Blockbuster is a ball buster. Pretty steep, some rocks, huge moguls...nice. They do groom some of the trails, but they suck at grooming...


----------



## andyzee (Jan 5, 2008)

kingslug said:


> Blockbuster is a ball buster. Pretty steep, some rocks, huge moguls...nice. They do groom some of the trails, but they suck at grooming...


 
Only had a chance to ski Ball, I mean Blockbuster once, it was while they were blowing wet heavy snow and didn't have a chance to groom. Me and V tumbled just about all the way down, but had a blast doing


----------



## MarkC (Jan 6, 2008)

Block is a bit thin but can be done.  No liquid precip at the mountain.  Snowed till about 8 pm or so.  After that mostly sleet, snow and a bit of that freezing other stuff. It should be a great day but bring the rock boards.  Great but thin.


----------



## MarkC (Jan 6, 2008)

andyzee said:


> Only had a chance to ski Ball, I mean Blockbuster once, it was while they were blowing wet heavy snow and didn't have a chance to groom.

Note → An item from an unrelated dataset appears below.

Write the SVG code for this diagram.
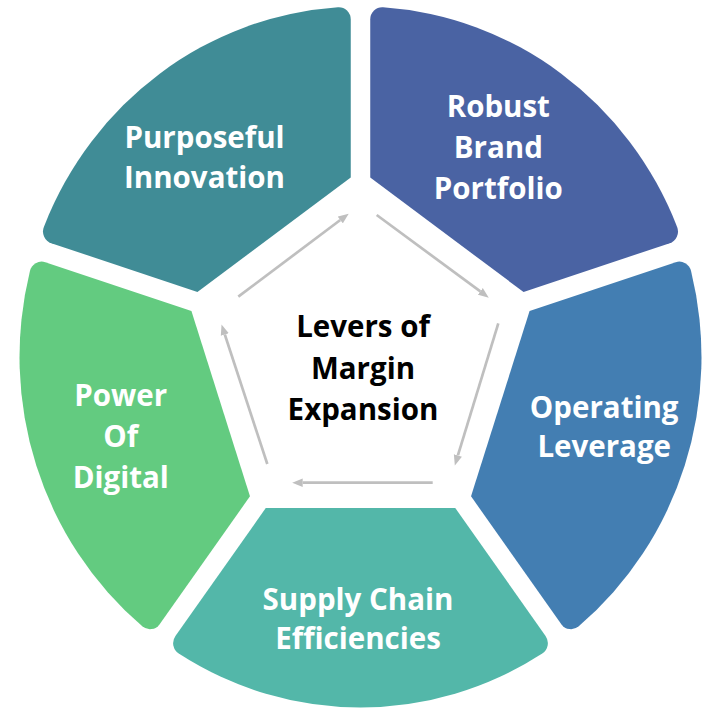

Me and V tumbled just about all the way down, but had a blast doing



You should have been there the 31st and the 1st.  Best runs down balls that I have had in a long time.  By the way balls is the new term for block.


----------



## andyzee (Jan 6, 2008)

MarkC said:


> By the way balls is the new term for block.


 
:lol:


----------



## andyzee (Jan 6, 2008)

MarkC, just wanted to say a pleasure meeting you and getting in some runs with you. Thanks for showing me around and hope I can take you up on your offer for a return trip this season. 

Kingslug, as always a pleasure skiing with you and the Mrs. Slug. Hope to catch you guys at Hunter or worst case, Utah this season. 

Koreshot, well another time dude, hope all is well.


----------